You can be SUCH a drama queen. Yes, we LOVE you, even if you are a very high maintenance blogger-type.

Are we only worthy of a semi? Or is that an age thing? Just askin'.

10:10 AM, September 27, 2006  
Blogger Leatherhands said...

Not an age thing Pam, it's that Goddam warming lubricant....turns your cock into medium-rare semi-flacidity. It's a curse, I tell you.

10:27 AM, September 27, 2006  
Blogger Joe Calgary said...

Yeesh... quick, somebody throw the monkey a peanut before he pee's on the floor.

11:13 AM, September 27, 2006  
Anonymous Anonymous said...

Or a jar of warming lube.

(Never try to wash this off if it's too hot and burning. Never.)

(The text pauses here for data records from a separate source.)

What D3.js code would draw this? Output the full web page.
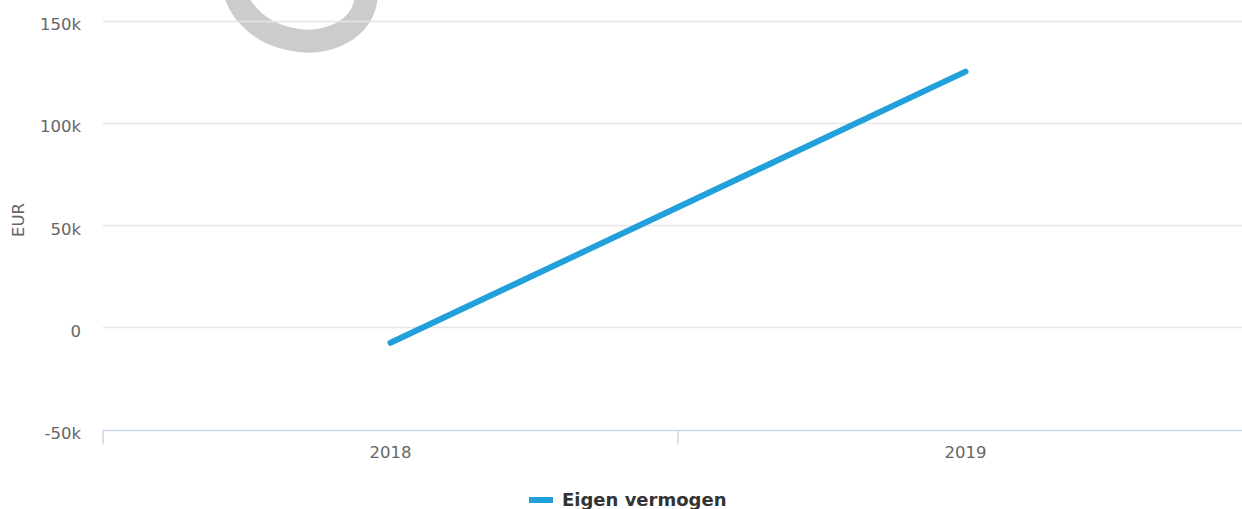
<!DOCTYPE html>
<html>
<head>
<meta charset="utf-8">
<script src="https://cdn.jsdelivr.net/npm/d3@7/dist/d3.min.js"></script>
<style>
  body { margin: 0; background: #fff; }
  svg { display: block; font-family: "DejaVu Sans", sans-serif; }
</style>
</head>
<body>
<div id="chart"></div>
<script>
// chart values
const years = ["2018", "2019"];
const eigenVermogen = [-7600, 125000];
const yTicks = [-50000, 0, 50000, 100000, 150000];
const seriesName = "Eigen vermogen";

const width = 1242, height = 509;
const margin = { top: 20.5, left: 103, bottom: 429.5 };
const bandWidth = 575;

const svg = d3.select("#chart").append("svg")
  .attr("width", width)
  .attr("height", height);

let x = d3.scaleBand()
  .domain(years)
  .range([margin.left, margin.left + bandWidth * years.length]);

let y = d3.scaleLinear()
  .domain([-50000, 150000])
  .range([margin.bottom, margin.top]);

// grey watermark ring, partly outside the picture
svg.append("ellipse")
  .attr("transform", "translate(300,-12) rotate(14)")
  .attr("rx", 67)
  .attr("ry", 52)
  .attr("fill", "none")
  .attr("stroke", "#cccccc")
  .attr("stroke-width", 23);

// grid lines
svg.append("g")
  .selectAll("line")
  .data(yTicks.filter(d => d != -50000))
  .enter()
  .append("line")
  .attr("x1", margin.left)
  .attr("x2", width)
  .attr("y1", d => Math.round(y(d)) + 0.5)
  .attr("y2", d => Math.round(y(d)) + 0.5)
  .attr("stroke", "#e6e6e6")
  .attr("stroke-width", 1.5);

// y labels
svg.append("g")
  .selectAll("text")
  .data(yTicks)
  .enter()
  .append("text")
  .attr("x", 81)
  .attr("y", d => y(d) + 9.5)
  .attr("text-anchor", "end")
  .attr("fill", "#666666")
  .style("font-size", "16.5px")
  .text(d => d == 0 ? "0" : (d / 1000) + "k");

svg.append("text")
  .attr("transform", "translate(24,220) rotate(-90)")
  .attr("text-anchor", "middle")
  .attr("fill", "#666666")
  .style("font-size", "16.5px")
  .text("EUR");

// x axis line and tick marks
const xg = svg.append("g")
  .attr("transform", `translate(0, ${Math.round(margin.bottom) + 0.5})`);

xg.append("line")
  .attr("x1", margin.left)
  .attr("x2", width)
  .attr("stroke", "#ccd6eb")
  .attr("stroke-width", 1.5);

xg.selectAll("line.tickmark")
  .data(years.concat(["end"]))
  .enter()
  .append("line")
  .attr("class", "tickmark")
  .attr("x1", (d, i) => margin.left + i * x.step())
  .attr("x2", (d, i) => margin.left + i * x.step())
  .attr("y1", 0)
  .attr("y2", 14)
  .attr("stroke", "#ccd6eb")
  .attr("stroke-width", 1.5);

svg.append("g")
  .selectAll("text")
  .data(years)
  .enter()
  .append("text")
  .attr("x", d => x(d) + x.bandwidth() / 2)
  .attr("y", 458)
  .attr("text-anchor", "middle")
  .attr("fill", "#666666")
  .style("font-size", "16.5px")
  .text(d => d);

// series line
const line = d3.line()
  .x((d, i) => x(years[i]) + x.bandwidth() / 2)
  .y(d => y(d));

svg.append("path")
  .datum(eigenVermogen)
  .attr("d", line)
  .attr("fill", "none")
  .attr("stroke", "#21a0db")
  .attr("stroke-width", 6)
  .attr("stroke-linecap", "round")
  .attr("stroke-linejoin", "round");

// legend
const legend = svg.append("g").attr("transform", "translate(529, 500)");
legend.append("line")
  .attr("x1", 0).attr("x2", 24)
  .attr("stroke", "#21a0db")
  .attr("stroke-width", 6);
legend.append("text")
  .attr("x", 33)
  .attr("y", 6)
  .attr("fill", "#333333")
  .style("font-size", "18px")
  .style("font-weight", "bold")
  .text(seriesName);
</script>
</body>
</html>
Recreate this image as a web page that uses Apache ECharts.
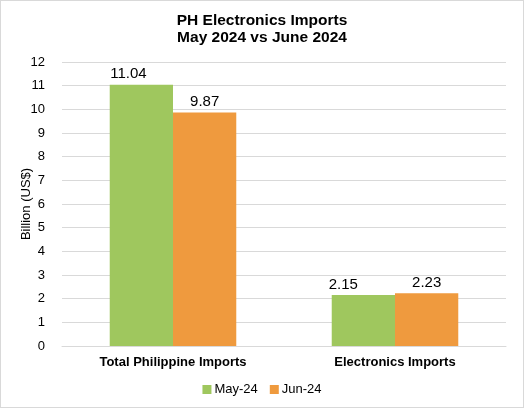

11:24 AM, September 27, 2006  
Blogger K-Dough said...

eek eek eek peanut!

crunch crunch crunch

now crank up that fuckin organ grinder and let warming lube flow- I'm about to dance!!!!!!!!

11:26 AM, September 27, 2006  
Blogger Joe Calgary said...

I thought the lube was FOR your organ grinder...

3:19 PM, September 27, 2006  
Blogger K-Dough said...

you know what? that would be fucking awesome band name:

Organ Grinder

3:32 PM, September 27, 2006  
Blogger Romana King said...

Holy cripes. Of course these little Emo-buggers need comforting. Have you ever listened to both side of Pornography? You'd want to slit your wrists too! Oh sure, everyone sings along with 'Lovesong', but good ol' hair-farm Robbie certainly wasn't sitting in for love a decade ago. Back then, though, our little Emo brains could only be comforted by a dark room, a loud stereo, a big fattie and 26er of smirnoff. Good times I tell ya. Good times.

Then again maybe a damn doll is the perfect fit for a couple of over-sensitive, wrist-slashing teens who think all-black was invented during their emotional angst.

Kudos to you K-dough. I'm sure Comfort-Me Emo will be a success in every rural town and teen-angst neighbhourhood across the continent.

3:34 PM, September 27, 2006  
Blogger scout said...

i confess, i don't know who emo is. but i sure got a kick outta the pic.